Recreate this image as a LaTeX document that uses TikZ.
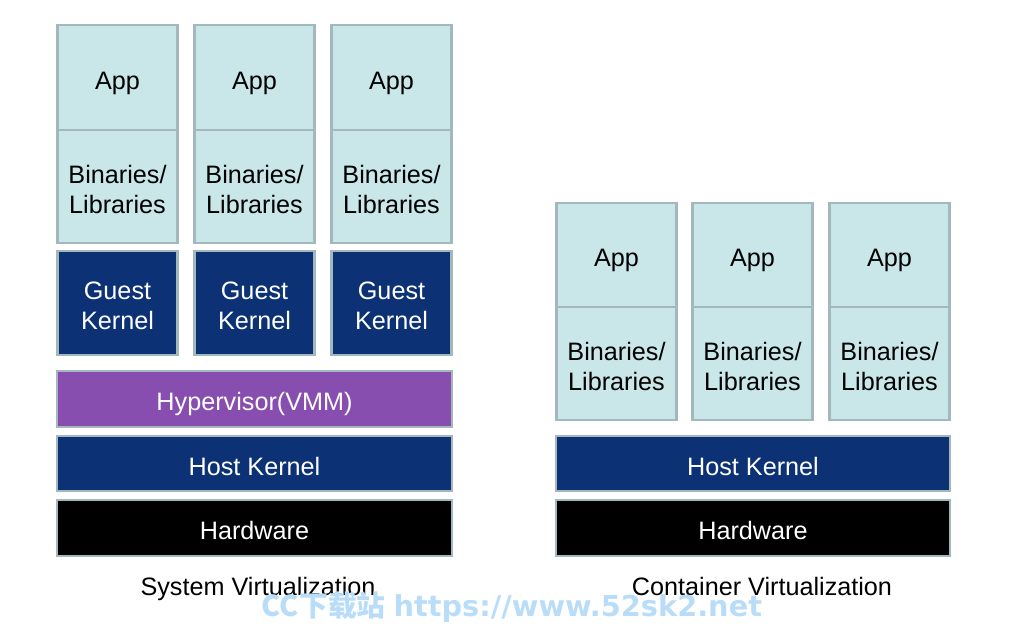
\documentclass[tikz,border=0pt]{standalone}
\usepackage{fontspec}
\setmainfont{Liberation Sans}
\newfontfamily\cjkfont{Noto Sans CJK SC}
\newfontfamily\markfont{DejaVu Sans}
\usetikzlibrary{calc}

\definecolor{boxedge}{HTML}{A2B8BC}
\definecolor{appfill}{HTML}{C9E7E9}
\definecolor{kernelfill}{HTML}{0C3275}
\definecolor{vmmfill}{HTML}{874DAF}
\definecolor{markblue}{HTML}{B9DDF9}

% taller first line, so two-line labels sit a little lower
\newcommand{\upstrut}{\rule{0pt}{12pt}}

\tikzset{
  layer/.style={draw=boxedge, line width=1.2pt, inner sep=0pt, align=center,
    font=\fontsize{12.6}{15}\selectfont},
  oneline/.style={text height=11.5pt, text depth=0pt},
  userbox/.style={layer, fill=appfill, text=black, minimum width=60pt},
  kernelbox/.style={layer, fill=kernelfill, text=white},
  caption/.style={oneline, font=\fontsize{12.6}{15}\selectfont}
}

\begin{document}
\begin{tikzpicture}[x=0.5pt, y=-0.5pt]
    \useasboundingbox (0, 0) rectangle (1024, 637);

    % system virtualization
    \node [userbox, oneline, minimum height=52.5pt] (app1) at (117.5, 77.5) {App};
    \node [userbox, oneline, minimum height=52.5pt] (app2) at (254.5, 77.5) {App};
    \node [userbox, oneline, minimum height=52.5pt] (app3) at (391.5, 77.5) {App};
    \node [userbox, minimum height=56.5pt] (bin1) at (117.5, 186.5) {\upstrut Binaries/\\Libraries};
    \node [userbox, minimum height=56.5pt] (bin2) at (254.5, 186.5) {\upstrut Binaries/\\Libraries};
    \node [userbox, minimum height=56.5pt] (bin3) at (391.5, 186.5) {\upstrut Binaries/\\Libraries};
    \node [kernelbox, minimum width=60pt, minimum height=52pt] (guest1) at (117.5, 303) {\upstrut Guest\\Kernel};
    \node [kernelbox, minimum width=60pt, minimum height=52pt] (guest2) at (254.5, 303) {\upstrut Guest\\Kernel};
    \node [kernelbox, minimum width=60pt, minimum height=52pt] (guest3) at (391.5, 303) {\upstrut Guest\\Kernel};
    \node [layer, oneline, fill=vmmfill, text=white, minimum width=197.5pt, minimum height=28pt] (vmm) at (254.5, 399) {Hypervisor(VMM)};
    \node [kernelbox, oneline, minimum width=197.5pt, minimum height=27.5pt] (host1) at (254.5, 463.5) {Host Kernel};
    \node [layer, oneline, fill=black, text=white, minimum width=197.5pt, minimum height=28pt] (hw1) at (254.5, 528) {Hardware};
    \node [caption] (sys) at (258, 583.5) {System Virtualization};

    % container virtualization
    \node [userbox, oneline, minimum height=52pt] (app4) at (616.5, 255) {App};
    \node [userbox, oneline, minimum height=52pt] (app5) at (752.5, 255) {App};
    \node [userbox, oneline, minimum height=52pt] (app6) at (889.5, 255) {App};
    \node [userbox, minimum height=56.5pt] (bin4) at (616.5, 363.5) {\upstrut Binaries/\\Libraries};
    \node [userbox, minimum height=56.5pt] (bin5) at (752.5, 363.5) {\upstrut Binaries/\\Libraries};
    \node [userbox, minimum height=56.5pt] (bin6) at (889.5, 363.5) {\upstrut Binaries/\\Libraries};
    \node [kernelbox, oneline, minimum width=197pt, minimum height=27.5pt] (host2) at (753, 463.5) {Host Kernel};
    \node [layer, oneline, fill=black, text=white, minimum width=197pt, minimum height=28pt] (hw2) at (753, 528) {Hardware};
    \node [caption] (cont) at (762, 583.5) {Container Virtualization};

    % watermark
    \node [text=markblue, font=\fontsize{14.4}{17}\selectfont\bfseries] (mark) at (512, 607)
      {{\cjkfont CC下载站} {\markfont https://www.52sk2.net}};
\end{tikzpicture}
\end{document}
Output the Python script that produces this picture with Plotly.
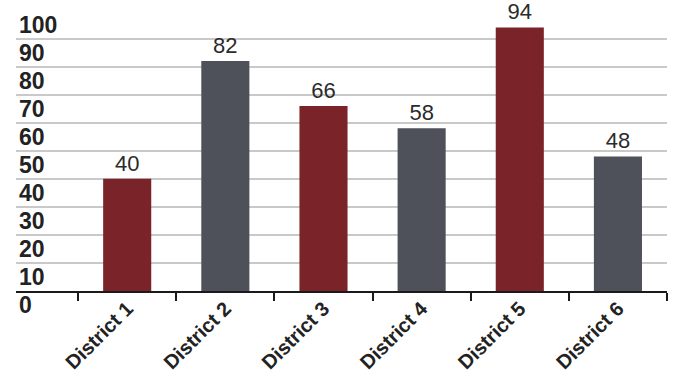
import plotly.graph_objects as go

# chart data
districts = ["District 1", "District 2", "District 3", "District 4", "District 5", "District 6"]
values = [40, 82, 66, 58, 94, 48]
bar_colors = ["#7a2429", "#4e5159", "#7a2429", "#4e5159", "#7a2429", "#4e5159"]
y_ticks = [0, 10, 20, 30, 40, 50, 60, 70, 80, 90, 100]

fig = go.Figure()
fig.add_trace(go.Bar(
    x=districts,
    y=values,
    marker=dict(color=bar_colors, line=dict(width=0)),
    width=0.49,
    text=[str(v) for v in values],
    textposition="outside",
    textfont=dict(family="Liberation Sans, Arial", size=22, color="#2b2b2b"),
    cliponaxis=False,
))

fig.update_layout(
    width=678,
    height=373,
    margin=dict(l=16, r=11, t=10, b=82, autoexpand=False),
    paper_bgcolor="white",
    plot_bgcolor="white",
    showlegend=False,
    xaxis=dict(
        range=[-1.133, 5.5],
        automargin=False,
        showgrid=False,
        showline=True,
        linecolor="#1a1a1a",
        linewidth=2,
        ticks="outside",
        tickson="boundaries",
        ticklen=8,
        tickwidth=2,
        tickcolor="#1a1a1a",
        tickangle=-45,
        ticklabelstandoff=-4,
        tickfont=dict(family="Liberation Sans, Arial", size=20, color="#222222", weight="bold"),
    ),
    yaxis=dict(
        range=[0, 100.2],
        automargin=False,
        tickvals=y_ticks,
        ticktext=[str(t) for t in y_ticks],
        showgrid=True,
        gridcolor="#c9c9c9",
        gridwidth=1.5,
        zeroline=False,
        showline=False,
        ticks="",
        ticklabelposition="inside bottom",
        ticklabeloverflow="allow",
        ticklabelshift=-2,
        tickfont=dict(family="Liberation Sans, Arial", size=23, color="#222222", weight="bold"),
    ),
)

# page has a default body margin, drop it so the chart sits at the corner
fig.write_html(
    "out.html",
    config={"displayModeBar": False},
    post_script="document.body.style.margin='0';",
)
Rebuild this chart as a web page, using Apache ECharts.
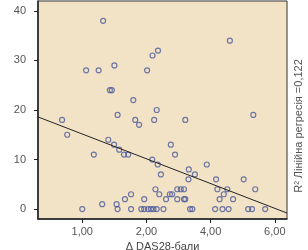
<!DOCTYPE html>
<html>
<head>
<meta charset="utf-8">
<script src="https://cdn.jsdelivr.net/npm/echarts@6/dist/echarts.min.js"></script>
<style>
html, body { margin: 0; padding: 0; background: #fff; }
#scatter { width: 308px; height: 250px; }
</style>
</head>
<body>
<div id="scatter"></div>
<script>
// Δ DAS28 (x) and Δ PH (y) per patient
var dasDelta = [0.65, 0.12, 0.51, 1.00, 0.86, 0.92, 1.59, 1.10, 1.65, 1.77,
    -0.63, 2.02, 2.19, 2.36, 2.32, 2.24, 4.60, 3.21, 5.33, -0.47,
    0.36, 0.81, 0.99, 1.15, 1.30, 1.43, 2.18, 2.35, 2.45, 2.76,
    2.89, 3.32, 3.51, 3.31, 3.88, 4.17, 5.03, 0.00, 0.62, 1.07,
    1.10, 1.33, 1.52, 1.52, 1.93, 2.28, 2.40, 2.73, 2.80, 2.96,
    3.07, 3.17, 2.61, 2.96, 3.17, 3.21, 4.21, 4.52, 4.41, 4.28,
    4.70, 5.39, 1.84, 1.93, 2.05, 2.14, 2.22, 2.32, 2.53, 3.36,
    3.43, 4.14, 4.37, 4.56, 5.17, 5.29, 5.70];
var phDelta = [38, 28, 28, 29, 24, 24, 22, 19, 18, 17,
    18, 28, 31, 32, 20, 18, 34, 18, 19, 15,
    11, 14, 13, 12, 11, 11, 10, 9, 7, 13,
    11, 8, 7, 6, 9, 6, 6, 0, 1, 1,
    0, 2, 3, 0, 2, 4, 3, 3, 3, 4,
    4, 4, 2, 2, 2, 2, 4, 4, 3, 2,
    2, 4, 0, 0, 0, 0, 0, 0, 0, 0,
    0, 0, 0, 0, 0, 0, 0];

// fitted line, taken at the plot edges
var regressionLine = [[-1.38, 18.6], [6.38, -0.8]];

var xTickValues = [0, 2, 4, 6];
var xTickLabels = ['1,00', '2,00', '4,00', '6,00'];
var yTickValues = [0, 10, 20, 30, 40];

var points = dasDelta.map(function (x, i) { return [x, phDelta[i]]; });

var chart = echarts.init(document.getElementById('scatter'));
var fontName = '"Liberation Sans", Arial, sans-serif';

chart.setOption({
    animation: false,
    textStyle: { fontFamily: fontName },
    grid: {
        left: 38,
        right: 21,
        top: 1,
        bottom: 31,
        containLabel: false,
        outerBoundsMode: 'none',
        show: true,
        backgroundColor: '#f3e3c6',
        borderColor: '#333',
        borderWidth: 1
    },
    xAxis: {
        type: 'value',
        min: -1.38,
        max: 6.38,
        name: 'Δ DAS28-бали',
        nameLocation: 'middle',
        nameGap: 18,
        nameTextStyle: { color: '#444', fontSize: 11, fontFamily: fontName },
        axisLine: { onZero: false, lineStyle: { color: '#222', width: 1.5 } },
        axisTick: { customValues: xTickValues, length: 4, lineStyle: { color: '#222' } },
        axisLabel: {
            customValues: xTickValues,
            color: '#555',
            fontSize: 11,
            margin: 7,
            fontFamily: fontName,
            formatter: function (v) {
                var k = xTickValues.indexOf(v);
                return k < 0 ? '' : xTickLabels[k];
            }
        },
        splitLine: { show: false }
    },
    yAxis: {
        type: 'value',
        min: -2,
        max: 42,
        name: 'Δ PH-бали',
        nameLocation: 'middle',
        nameGap: 21,
        nameTextStyle: { color: '#444', fontSize: 11, fontFamily: fontName },
        axisLine: { onZero: false, lineStyle: { color: '#222', width: 1.5 } },
        axisTick: { customValues: yTickValues, length: 4, lineStyle: { color: '#222' } },
        axisLabel: {
            customValues: yTickValues,
            color: '#555',
            fontSize: 11,
            margin: 12,
            fontFamily: fontName
        },
        splitLine: { show: false }
    },
    graphic: [{
        type: 'text',
        x: 299,
        y: 126,
        rotation: Math.PI / 2,
        style: {
            text: 'R² Лінійна регресія =0,122',
            fill: '#555',
            font: '11px ' + fontName,
            align: 'center',
            verticalAlign: 'middle'
        }
    }],
    series: [{
        type: 'scatter',
        data: points,
        symbol: 'circle',
        symbolSize: 5,
        itemStyle: {
            color: 'transparent',
            borderColor: '#4b5a9b',
            borderWidth: 1.2
        }
    }, {
        type: 'line',
        data: regressionLine,
        symbol: 'none',
        clip: false,
        z: 3,
        lineStyle: { color: '#222', width: 1 }
    }]
});
</script>
</body>
</html>
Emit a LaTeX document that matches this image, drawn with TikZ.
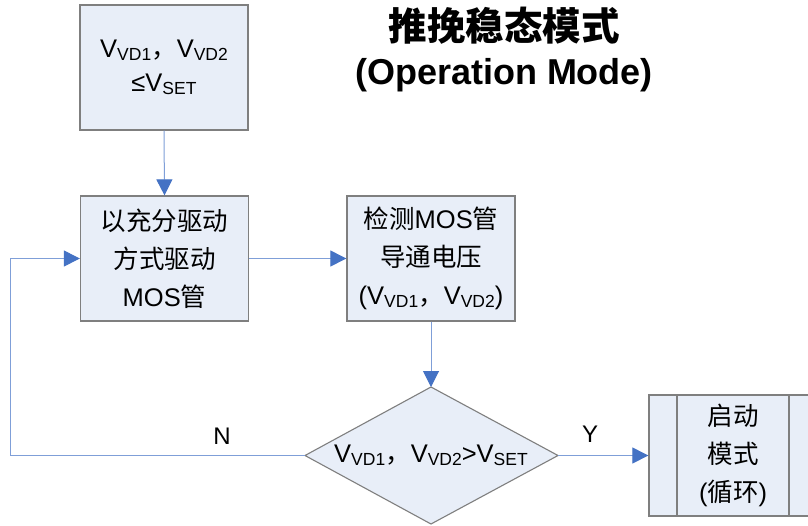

DIRECTIVE :: In the listing, how many lines hold "that"? Answer with a bare number.

REPLY TO THE TASK :: 3